Ah, my God, Thou hast given me understanding, Thou hast given me the light of Faith; and I have hitherto acted like a brute beast, losing Thy grace for the wretched pleasures of sense, which have passed away as a breath of air; and now nothing remains of them but remorse of conscience, and a long account to render to Thy Divine justice. Ah, Lord, do not judge me according to my deserts, but according to Thy mercy! Give me light, give me sorrow for my offences against Thee, and pardon me. I am the lost sheep; and if Thou seekest me not I shall be for ever lost. Have pity on me for the sake of that Blood which Thou hast shed for the love of me.


Oh, that they would be wise, and would understand, and would provide for their last end! (Deut. xxxii. 29). He who acts with prudence, and according to reason, looks to the future, that is, to what must happen to him at the end of life; to Death, Judgment, and after that, Hell or Heaven. Oh, how much more wise is the peasant who saves his soul than the monarch who loses it! Better is a child that is poor and wise, than a king that is old and foolish, who knoweth not to foresee for hereafter (Eccles. iv. 13). O my God, would not that man be universally considered mad, who, to gain a small sum at the present moment, should risk the loss of all his possessions! And shall we not consider him as such, who, for a momentary gratification imperils his soul and incurs the risk of losing it forever? The ruin of so many souls who are now lost was their caring only for present goods and ills, and not thinking upon those that are eternal.

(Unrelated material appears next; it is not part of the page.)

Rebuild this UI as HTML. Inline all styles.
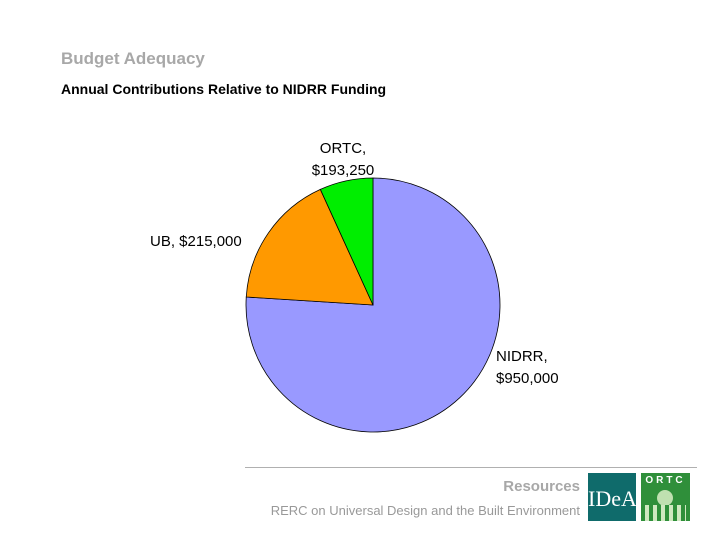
<!DOCTYPE html>
<html><head><meta charset="utf-8">
<style>
html,body{margin:0;padding:0;background:#fff;}
body{width:720px;height:540px;position:relative;overflow:hidden;font-family:"Liberation Sans",sans-serif;}
.t{position:absolute;white-space:nowrap;}
</style></head>
<body>
<div class="t" style="left:61px;top:49px;font-size:17px;font-weight:bold;color:#a8a8a8;">Budget Adequacy</div>
<div class="t" style="left:61px;top:81px;font-size:14px;font-weight:bold;color:#000;">Annual Contributions Relative to NIDRR Funding</div>
<svg id="chart" width="720" height="540" style="position:absolute;left:0;top:0;"></svg>
<div style="position:absolute;left:245px;top:467px;width:452px;height:1px;background:#b0b0b0;"></div>
<div class="t" style="right:140px;top:478px;font-size:15px;font-weight:bold;color:#a8a8a8;">Resources</div>
<div class="t" style="right:140px;top:503px;font-size:13px;color:#999;">RERC on Universal Design and the Built Environment</div>
<div style="position:absolute;left:588px;top:473px;width:48px;height:48px;background:#0f6b6b;color:#fff;font-family:'Liberation Serif',serif;font-size:22px;line-height:52px;text-align:center;overflow:hidden;">IDeA</div>
<div style="position:absolute;left:641px;top:473px;width:49px;height:48px;background:#2f8f3a;overflow:hidden;">
<div style="color:#fff;font-size:10px;font-weight:bold;text-align:center;letter-spacing:3px;margin-top:2px;">ORTC</div>
<div style="position:absolute;left:16px;top:17px;width:16px;height:16px;border-radius:50%;background:#bfe0b0;"></div>
<div style="position:absolute;left:4px;top:32px;width:41px;height:16px;background:repeating-linear-gradient(90deg,#cfe8c0 0 4px,#2f8f3a 4px 8px);"></div>
</div>
<script>
const categories=["NIDRR","UB","ORTC"];
const values=[950000,215000,85000];
const labels=["NIDRR,\n$950,000","UB, $215,000","ORTC,\n$193,250"];
const colors=["#9999ff","#ff9900","#00ee00"];
const svg=document.getElementById('chart');
const NS="http://www.w3.org/2000/svg";
const cx=373,cy=305,r=127;
const total=values.reduce((a,b)=>a+b,0);
function pt(a,rr){return [cx+rr*Math.sin(a),cy-rr*Math.cos(a)];}
let a0=0;
const labelPos=[[496,361,"start"],[150,246,"start"],[343,153,"middle"]];
values.forEach((v,i)=>{
  const a1=a0+v/total*2*Math.PI;
  const p0=pt(a0,r),p1=pt(a1,r);
  const large=(a1-a0)>Math.PI?1:0;
  const path=document.createElementNS(NS,'path');
  path.setAttribute('d',`M${cx},${cy} L${p0[0]},${p0[1]} A${r},${r} 0 ${large} 1 ${p1[0]},${p1[1]} Z`);
  path.setAttribute('fill',colors[i]);
  path.setAttribute('stroke','#000');
  path.setAttribute('stroke-width','0.8');
  
  
  svg.appendChild(path);
  const lp=labelPos[i];
  const t=document.createElementNS(NS,'text');
  t.setAttribute('x',lp[0]);t.setAttribute('y',lp[1]);
  t.setAttribute('text-anchor',lp[2]);
  t.setAttribute('font-family','Liberation Sans, sans-serif');
  t.setAttribute('font-size','15');
  
  
  labels[i].split('\n').forEach((line,j)=>{
    const ts=document.createElementNS(NS,'tspan');
    ts.setAttribute('x',lp[0]);ts.setAttribute('dy',j?'22':'0');
    ts.textContent=line;t.appendChild(ts);
  });
  svg.appendChild(t);
  a0=a1;
});
</script>
</body></html>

God most certainly has not placed us in this world to become rich, to acquire honours, or to gratify our senses, but to gain eternal life: And the end life everlasting (Rom. vi. 22); and to attain this end is all we ought to care for: One thing is necessary (Luke x. 42). But this end is just what sinners most despise; they think only of the present; they hasten forward to death; they approach the entrance to eternity, and they know not where they go! What would you think of a pilot, says St. Augustine, who, when asked where he was going, should answer that he did not know? Is he not bringing his ship to destruction? Such are those wise ones of the world, who know how to acquire wealth, to amuse themselves, to obtain high places; but know not how to save their souls. The glutton in the Gospel was well versed in the art of becoming rich; but he died and was buried in hell. Alexander the Great knew well how to conquer numerous kingdoms; but in a few years he died and all was lost to him. Henry VIII knew how to maintain his throne by rebelling against the Church; but in the end he himself, seeing that his soul was lost, confessed: “We have lost all!” How many wretches now weep and cry out in hell: What hath pride profited us, or what advantage hath the boasting of riches brought us? All those things have passed away like a shadow (Wis. v. 8). Behold, for us all the goods of the world have passed as a shadow, and nothing remains of them but tears and eternal suffering.

Before man is life and death; … that which he shall choose shall be given him (Ecclus. xv. 18). My brother, life and death are placed before you in this world: that is, to deprive yourself of forbidden pleasures, and gain eternal life; or to accept them, and with them eternal death. What say you? Which do you prefer? Choose as a man, and not as a beast. Choose as a Christian who has Faith, and says: What doth it profit a man if he gain the whole world and suffer the loss of his own soul?

O my sovereign Good, I repent of having left Thee, and of having voluntarily renounced Thy grace. I wish I could die of grief; but do Thou give me greater sorrow. Grant that I may gain Heaven, and there sing Thy mercies. O Mary, my Mother, thou art my refuge; pray to Jesus for me; pray that He may pardon me, and may give me holy perseverance.